Instructions for the task — Starting at the line containing "Write the seaborn" and ending at the line containing "import pandas as pd", reproduce each line exactly as written, with both end lines included and all pictures omitted.
Start of Source records
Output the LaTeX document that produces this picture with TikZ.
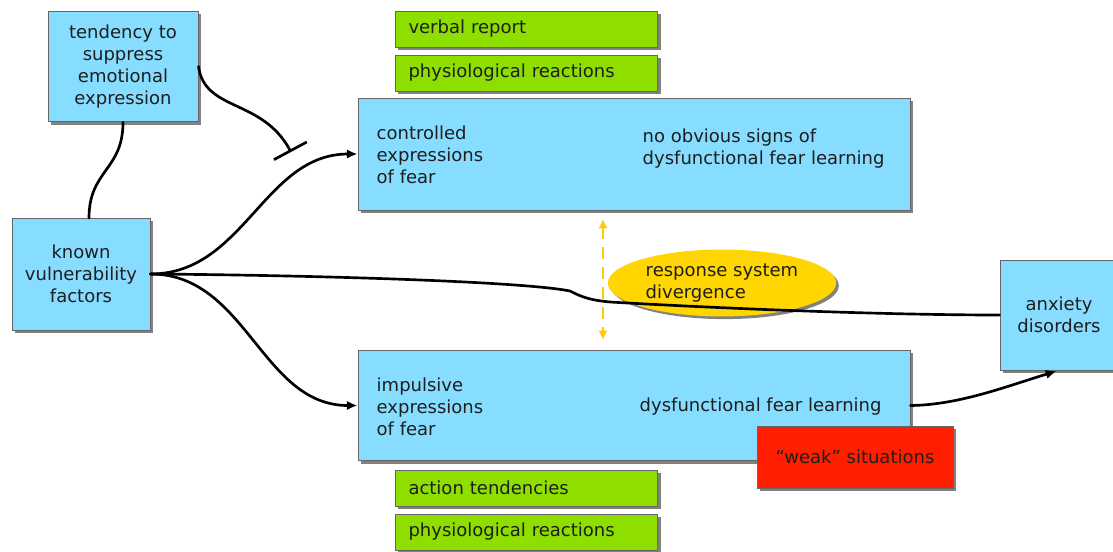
\documentclass[tikz,border=0pt]{standalone}
\usepackage{fontspec}
\setmainfont{DejaVu Sans}
\usepackage{xcolor}
\definecolor{textcolor}{RGB}{30,30,30}
\definecolor{boxblue}{RGB}{135,221,255}
\definecolor{boxgreen}{RGB}{142,222,0}
\definecolor{boxred}{RGB}{255,30,0}
\definecolor{ellyellow}{RGB}{255,214,0}
\definecolor{dashyellow}{RGB}{255,200,0}
\usetikzlibrary{arrows.meta,shapes.geometric,shadows}

\begin{document}
\begin{tikzpicture}[x=0.75pt, y=-0.75pt,
  every node/.style={color=textcolor, font=\fontsize{13.5}{16.5}\selectfont},
  shadowed/.style={drop shadow={shadow xshift=2pt, shadow yshift=-2pt, fill=black!70, opacity=0.7}},
  bluebox/.style={draw=black!60, line width=0.7pt, fill=boxblue, shadowed, align=center, inner sep=0pt},
  greenbox/.style={draw=black!60, line width=0.7pt, fill=boxgreen, shadowed, align=left,
    text width=177pt, inner xsep=10pt, inner ysep=0pt, minimum height=27pt},
  label/.style={anchor=west, align=left},
  link/.style={line width=2pt, line cap=round},
  arr/.style={link, -{Latex[length=8pt, width=7pt]}}]

  \useasboundingbox (0,0) rectangle (1113,551);

  % boxes
  \node[bluebox, minimum width=112.5pt, minimum height=83pt] (tend) at (123,66.5)
    {tendency to\\suppress\\emotional\\expression};
  \node[bluebox, minimum width=103.5pt, minimum height=84pt] (known) at (81,274)
    {known\\vulnerability\\factors};
  \node[greenbox] (verbal) at (526.5,29) {verbal report};
  \node[greenbox] (physA) at (526.5,73) {physiological reactions};
  \node[bluebox, minimum width=414pt, minimum height=84pt] (ctrl) at (634,154) {};
  \node[label] (ctrlA) at (372,155) {controlled\\expressions\\of fear};
  \node[label] (ctrlB) at (638,149) {no obvious signs of\\dysfunctional fear learning};
  \node[bluebox, minimum width=414pt, minimum height=83pt] (impl) at (634,405.5) {};
  \node[label] (implA) at (372,407) {impulsive\\expressions\\of fear};
  \node[label] (implB) at (635,407) {dysfunctional fear learning};
  \node[bluebox, fill=boxred, minimum width=147pt, minimum height=46.5pt] (weak) at (855,457)
    {“weak” situations};
  \node[greenbox] (action) at (526.5,488) {action tendencies};
  \node[greenbox] (physB) at (526.5,532) {physiological reactions};
  \node[bluebox, minimum width=88.5pt, minimum height=82.5pt] (anx) at (1059,315)
    {anxiety\\disorders};
  \node[ellipse, fill=ellyellow, shadowed, minimum width=160pt, minimum height=49.5pt,
    align=left] (diverge) at (722,283) {response system\\divergence};

  % connectors
  \coordinate (knowntop) at (89,218);
  \coordinate (block) at (291,152);
  \coordinate (dtop) at (603,219);
  \coordinate (dbot) at (603,340);

  \draw[link] (tend.south) .. controls +(0,48) and +(0,-48) .. (knowntop);
  \draw[link, -{Bar[width=28pt, line width=2pt]}] (tend.east)
    .. controls (205,112) and (262,98) .. (block);
  \draw[arr] (known.east) to[out=0, in=180] (ctrl.west);
  \draw[arr] (known.east) to[out=0, in=180] (impl.west);
  \draw[link] (known.east) .. controls (300,275) and (520,281) .. (570,291)
    .. controls (580,296) and (588,300) .. (610,302)
    .. controls (750,310) and (900,315) .. (anx.west);
  \draw[arr, shorten >=2pt] (impl.east) .. controls (960,405) and (1010,385) .. (anx.south);
  \draw[dashyellow, line width=2pt, dash pattern=on 9pt off 6pt,
    {Latex[length=7pt, width=7pt]}-{Latex[length=7pt, width=7pt]}] (dtop) -- (dbot);
\end{tikzpicture}
\end{document}
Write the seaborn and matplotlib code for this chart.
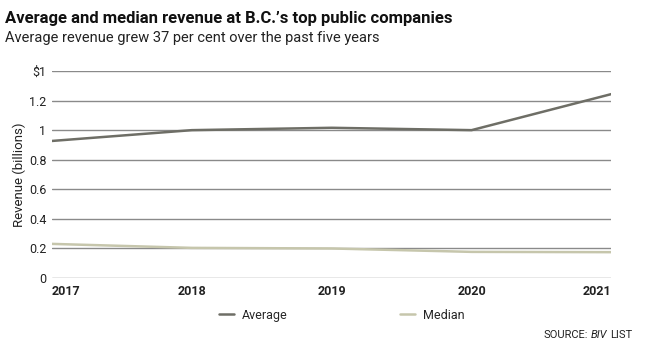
import matplotlib
matplotlib.use("Agg")
import matplotlib.pyplot as plt
import seaborn as sns
import pandas as pd

years = [2017, 2018, 2019, 2020, 2021]
average = [0.927, 1.0, 1.016, 1.0, 1.244]
median = [0.231, 0.204, 0.200, 0.177, 0.175]
ytick_vals = [0, 0.2, 0.4, 0.6, 0.8, 1.0, 1.2, 1.4]
ytick_labels = ["0", "0.2", "0.4", "0.6", "0.8", "1", "1.2", "$1"]

df = pd.DataFrame({
    "Year": years * 2,
    "Revenue": average + median,
    "Series": ["Average"] * len(years) + ["Median"] * len(years),
})

sns.set_theme(style="white")
plt.rcParams["font.family"] = ["Roboto", "DejaVu Sans"]

fig = plt.figure(figsize=(6.7, 3.48), dpi=100)
ax = fig.add_axes([0.0776, 0.201, 0.835, 0.595])

palette = {"Average": "#6e6e66", "Median": "#c6c6ac"}
sns.lineplot(data=df, x="Year", y="Revenue", hue="Series", palette=palette,
             linewidth=1.8, ax=ax, legend=False, zorder=3)

ax.set_xlim(2017, 2021)
ax.set_ylim(0, 1.4)
ax.set_yticks(ytick_vals)
ax.set_yticklabels(ytick_labels)
ax.set_xticks(years)
ax.set_xticklabels([str(y) for y in years])
for s in ax.spines.values():
    s.set_visible(False)
ax.grid(axis="y", color="#8a8a8a", linewidth=1)
ax.grid(axis="x", visible=False)
ax.tick_params(axis="both", length=0, labelsize=9, colors="#222222")
ax.tick_params(axis="y", pad=4)
ax.tick_params(axis="x", pad=5)
for lab in ax.get_xticklabels():
    lab.set_fontweight("bold")
xl = ax.get_xticklabels()
xl[0].set_horizontalalignment("left")
xl[-1].set_horizontalalignment("right")
ax.set_xlabel("")
ax.set_ylabel("Revenue (billions)", fontsize=9.5, color="#222222", labelpad=2)

from matplotlib.lines import Line2D
handles = [Line2D([], [], color=palette["Average"], lw=1.8),
           Line2D([], [], color=palette["Median"], lw=1.8)]
fig.legend(handles, ["Average", "Median"], loc="center", bbox_to_anchor=(0.51, 0.094),
           ncol=2, frameon=False, fontsize=9, handlelength=1.2, columnspacing=9,
           handletextpad=0.6)

fig.text(0.008, 0.935, "Average and median revenue at B.C.\u2019s top public companies",
         fontsize=12, fontweight="bold", color="#111111")
fig.text(0.008, 0.88, "Average revenue grew 37 per cent over the past five years",
         fontsize=10.5, color="#222222")

# Source line, laid out piece by piece from the right edge
renderer = fig.canvas.get_renderer()
x_right = 632 / 670.0
y_src = 0.03
t3 = fig.text(x_right, y_src, "LIST", fontsize=8, color="#222222", ha="right")
w3 = t3.get_window_extent(renderer).width / fig.bbox.width
t2 = fig.text(x_right - w3 - 0.0035, y_src, "BIV", fontsize=8, color="#222222",
              ha="right", style="italic")
w2 = t2.get_window_extent(renderer).width / fig.bbox.width
fig.text(x_right - w3 - w2 - 0.0075, y_src, "SOURCE:", fontsize=8, color="#222222",
         ha="right")

fig.savefig("out.png", dpi=100)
End of Source records
Output for this exercise —
Write the seaborn and matplotlib code for this chart.
import matplotlib
matplotlib.use("Agg")
import matplotlib.pyplot as plt
import seaborn as sns
import pandas as pd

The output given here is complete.